ISEA2019 Special Exhibition: Lux Aeterna
2019.06.22 – 2019.07.28
Host/Organizer: Art Center Nabi
Sponsors: Ministry of Science and ICT
KOFAC(Korea Foundation for the Advancement of Science & Creativity)
Embassy of France Korea
French Institute of Seoul
The Japan Foundation Seoul
Partners: ISEA2019, ISEA International
Director Soh Yeong Roh
Chief Curator HyeIn Jeon
Curator Suhun Lee
Coordinators / PR Yeajin Cho, Soyoung Lim, Yukyung Chung
Photograph and Video HoMan Kwon
Technical Supporter Junho Choi, JinYoung Ko (Gana Enterprise)
Translation Art&Writing
Graphic Design DAADA Graphics
Exhibition Space Design Label 1571
Booklet Design Pansydaisy Corporation
Exhibition Venue & Open Hours
Asia Culture Center Creation Space 5
10:00 ~ 18:00
*Closed on Mondays & public holidays
Entrance Fee : Free
<Participating Artists>
Nelo Akamatsu
Maurice Benayoun, Tobias Klein, Nicolás Mendoza
Cached Collective (Vytautas Jankauskas, Jon Flint, Felipe de Souza, Aline Martinez, Joana Mateus, Clément Bouttier, Ryan Dzelzkalns)
Jean-Philippe Côté
Rebecca Cummins, Paul Demarinis
Przemyslaw Jasielski
JoAnn Kuchera-Morin, Gustavo Rincon, Kon Hyong Kim, Andrés Cabrera
Ryoichi Kurokawa
Han Lee
João Martinho Moura
Timo Niemeyer
María Molina Peiró
Tiare Ribeaux, Jody Stillwater
Roomtone
Arno Deustchbauer, Herwig Scherabon, Lukas Fliszar, Michael Ari
Goh Uozumi
David Young
<Exhibition Statement>
Chozumaki
Nelo Akamatsu
Chozumaki, 2017. Controllers, distilled water, electronic devices, glass vessels, magnets, plastic.

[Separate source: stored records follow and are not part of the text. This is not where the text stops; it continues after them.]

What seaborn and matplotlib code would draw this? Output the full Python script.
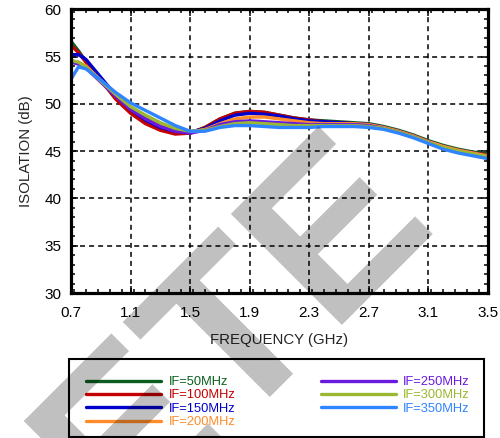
import numpy as np
import pandas as pd
import matplotlib
matplotlib.use("Agg")
import matplotlib.pyplot as plt
from matplotlib.patches import Rectangle
from matplotlib.ticker import MultipleLocator
import seaborn as sns

# frequency points (GHz)
freq = [0.7, 0.75, 0.8, 0.9, 1.0, 1.1, 1.2, 1.3, 1.4, 1.5, 1.6, 1.7, 1.8, 1.9, 2.0,
        2.1, 2.2, 2.3, 2.4, 2.5, 2.6, 2.7, 2.8, 2.9, 3.0, 3.1, 3.2, 3.3, 3.4, 3.5]

# isolation (dB) for each IF
iso_50 = [56.6, 55.6, 54.5, 52.6, 50.6, 49.1, 48.0, 47.3, 46.9, 46.9, 47.5, 48.4, 49.0, 49.2, 49.1,
          48.8, 48.5, 48.3, 48.2, 48.1, 48.0, 47.9, 47.6, 47.2, 46.7, 46.1, 45.6, 45.2, 44.9, 44.7]
iso_100 = [56.2, 55.4, 54.4, 52.5, 50.5, 49.0, 47.9, 47.2, 46.8, 46.9, 47.5, 48.4, 49.0, 49.2, 49.1,
           48.8, 48.5, 48.3, 48.1, 48.0, 47.9, 47.8, 47.5, 47.1, 46.6, 46.0, 45.5, 45.1, 44.8, 44.6]
iso_150 = [55.2, 55.2, 54.7, 52.8, 50.9, 49.4, 48.3, 47.5, 47.1, 47.0, 47.4, 48.2, 48.8, 49.0, 48.9,
           48.7, 48.4, 48.2, 48.1, 48.0, 47.9, 47.8, 47.5, 47.1, 46.6, 46.0, 45.5, 45.1, 44.8, 44.5]
iso_200 = [54.5, 54.4, 54.0, 52.5, 51.0, 49.6, 48.6, 47.8, 47.2, 47.0, 47.3, 47.9, 48.4, 48.6, 48.6,
           48.4, 48.2, 48.0, 47.9, 47.9, 47.9, 47.8, 47.5, 47.1, 46.6, 46.0, 45.5, 45.1, 44.8, 44.5]
iso_250 = [54.4, 54.2, 53.8, 52.3, 50.8, 49.4, 48.4, 47.6, 47.1, 46.9, 47.2, 47.8, 48.1, 48.2, 48.1,
           48.0, 47.9, 47.8, 47.8, 47.8, 47.8, 47.7, 47.4, 47.0, 46.5, 45.9, 45.3, 44.9, 44.6, 44.3]
iso_300 = [54.6, 54.4, 53.9, 52.4, 51.0, 49.7, 48.8, 48.0, 47.4, 47.1, 47.2, 47.6, 47.9, 48.0, 47.9,
           47.8, 47.7, 47.7, 47.7, 47.7, 47.7, 47.6, 47.4, 47.0, 46.5, 45.9, 45.4, 45.0, 44.7, 44.4]
iso_350 = [52.6, 53.9, 53.7, 52.5, 51.2, 50.1, 49.3, 48.5, 47.7, 47.1, 47.1, 47.5, 47.7, 47.7, 47.6,
           47.5, 47.5, 47.5, 47.6, 47.6, 47.6, 47.5, 47.3, 46.9, 46.4, 45.8, 45.2, 44.8, 44.5, 44.2]

labels = ["IF=50MHz", "IF=100MHz", "IF=150MHz", "IF=200MHz",
          "IF=250MHz", "IF=300MHz", "IF=350MHz"]
colors = ["#0b5e1f", "#c40000", "#0000cc", "#ff8c2a",
          "#6a1adf", "#9ab832", "#2f84ff"]
series = [iso_50, iso_100, iso_150, iso_200, iso_250, iso_300, iso_350]

df = pd.concat([pd.DataFrame({"freq": freq, "iso": s, "IF": lab})
                for s, lab in zip(series, labels)], ignore_index=True)

sns.set_style("ticks")
plt.rcParams["font.family"] = ["Liberation Sans", "DejaVu Sans"]
plt.rcParams["lines.scale_dashes"] = False

fig = plt.figure(figsize=(5, 4.38), dpi=100)
ax = fig.add_axes([0.142, 0.331, 0.834, 0.648])

sns.lineplot(data=df, x="freq", y="iso", hue="IF", palette=dict(zip(labels, colors)),
             linewidth=2.4, ax=ax, legend=True)

ax.set_xlim(0.7, 3.5)
ax.set_ylim(30, 60)
ax.xaxis.set_minor_locator(MultipleLocator(0.08))
ax.yaxis.set_major_locator(MultipleLocator(5))
ax.yaxis.set_minor_locator(MultipleLocator(1))
ax.set_xticks(np.arange(0.7, 3.51, 0.4))
ax.set_xticklabels(["0.7", "1.1", "1.5", "1.9", "2.3", "2.7", "3.1", "3.5"])

ax.grid(True, which="major", color="black", linewidth=1.1, linestyle=(0, (3.6, 2.9)))
ax.tick_params(which="both", direction="in", top=True, right=True, width=1.1, colors="black")
ax.tick_params(which="major", length=5, labelsize=11, pad=9)
ax.tick_params(axis="y", which="major", pad=7)
ax.tick_params(which="minor", length=3)
for sp in ax.spines.values():
    sp.set_linewidth(2.3)
    sp.set_color("black")

ax.set_xlabel("FREQUENCY (GHz)", fontsize=10.8, labelpad=10)
ax.set_ylabel("ISOLATION (dB)", fontsize=10.8, labelpad=8)

# legend below the plot
handles, _ = ax.get_legend_handles_labels()
ax.get_legend().remove()
for h in handles:
    h.set_linewidth(2.4)
leg = fig.legend(handles, labels, ncol=2, loc="upper left",
                 bbox_to_anchor=(86 / 500, 1 - 376 / 438), frameon=False,
                 fontsize=9.3, handlelength=5.8, handletextpad=0.6,
                 columnspacing=6.6, labelspacing=0.1, borderpad=0, borderaxespad=0,
                 labelcolor="linecolor")
fig.patches.append(Rectangle((69 / 500, 1 / 438), 415 / 500, 78 / 438, transform=fig.transFigure,
                             fill=False, edgecolor="black", linewidth=1.5))

# watermark
fig.text(437 / 500, 1 - 220 / 438, "OBSOLETE", rotation=45, rotation_mode="anchor",
         ha="right", va="baseline", fontsize=165, fontweight="bold",
         color="black", alpha=0.25, zorder=10)

fig.savefig("out.png", dpi=100)
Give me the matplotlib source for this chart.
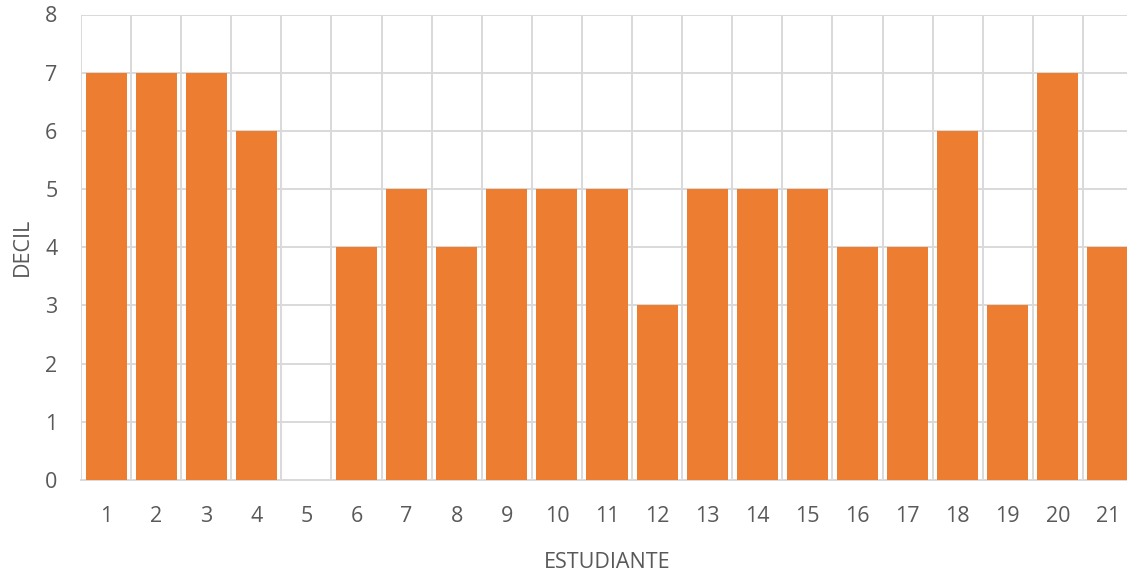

Chozumaki is a sound installation which consists of glass vessels filled with water. The circulation of water causes a vortex and sparkling bubbles produces clanging but sensitive sonority. These small sounds are amplified through the pipes and horns on the top of uniquely designed glass vessels. Chozumaki is an original word by the artist, which combines two Japanese words, Chozubachi (stone washbasin) and Uzumaki (vortex). Vortex is one of the fundamental elements of the universe. The galaxy, typhoons, vines and snails, they all have fractal vortex forms from the immense to the tiny. Vortex is deeply concerned with human aesthetic. As a typical example, the Golden Ratio is based on the shape of Vortex. In the field of fine arts, architecture and design, Golden Ratio is widely utilized for the expressions with harmonious beauty.
Chozubachi is a stone washbasin for guests to wash their hands in for purification when participating in a tea ceremony. Chozubachi has a function of making them notice that they are going to enter the eternal universe and inner sanctum of the tea ceremony from the outer world and their ordinary life. The design of top components of vessels is associated with human organs like cochlear ducts in ears, lungs, pancreas, heart and etc. If the time has come when the artificial intelligence overcome humans in every aspect of life, mankind may exist merely as organs of their bodies. In the narrative for Akamatsu’s artwork, humans as organs will listen to the sound of vortexes and at the same time identify with the universe. The sight and sound of the water vortex will remind viewers of crossing the boundary between the physical world and the psychological world and will extend their perception of vital organs.
Value of Values
Maurice Benayoun, Tobias Klein, Nicolás Mendoza
Value of Values, 2019. 3D graphic generator, EEG headband, Blockchain, trading platform, computers, HD screens, massage chairs, projectors, QR ticket printer, touch screen, speakers, dimensions variable.
Cached Collective
(Vytautas Jankauskas, Jon Flint, Felipe de Souza, Aline Martinez, Joana Mateus, Clément Bouttier, Ryan Dzelzkalns)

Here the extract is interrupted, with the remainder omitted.